(no title)
martinjacobd | 2 years ago
I had one embedded project that I handrolled the makefile for, and it was all in pure C, no OS. That was fine, but ensuring that the versions of the hardware abstraction layer, and other drivers I wanted to use from the same vendor was a source of annoyance. Keeping track of which source files were to be enabled and disabled in the makefile was also annoying.
Another project I am working on uses platformio on an RTOS (and a much bigger micro). Platformio is written in Python to handle all of that 'seamlessly' and it does work pretty well from my perspective. And I don't have to manually install separate toolchains to /opt (or wherever) and keep track of them; it 'just works.'
I like the makefile approach. With only a little work, it's possible to make clean build directories without .o files littered around like mouse droppings. I know exactly what code is being built, and, because I usually have to write the linker script, where it is being put.
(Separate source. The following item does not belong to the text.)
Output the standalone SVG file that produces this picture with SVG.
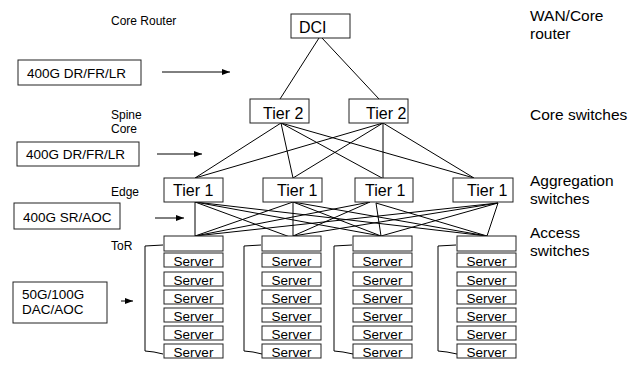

But once it gets more complicated with different toolchains and compatibility problems (and it usually does if you have an RTOS), it sure is nice to have something like Platformio.
petsfed|2 years ago
So I could go to all the trouble to have a cascading compilation all in pure c or c++, so the git SHA is written into a given source file, which is in turn built and flashed onto my target device. Or I could use an interpreted language for all the off-the-device operations, completely skip over configuring a separate development environment, and do it all in a fraction of the time.
The only reason I want to be compiling c or c++ for the host is because I'm also writing a driver at the same time, and even then...
dmvdoug|2 years ago
Just curious, but based on your experience, why does it “usually” get more complicated in those ways with an RTOS?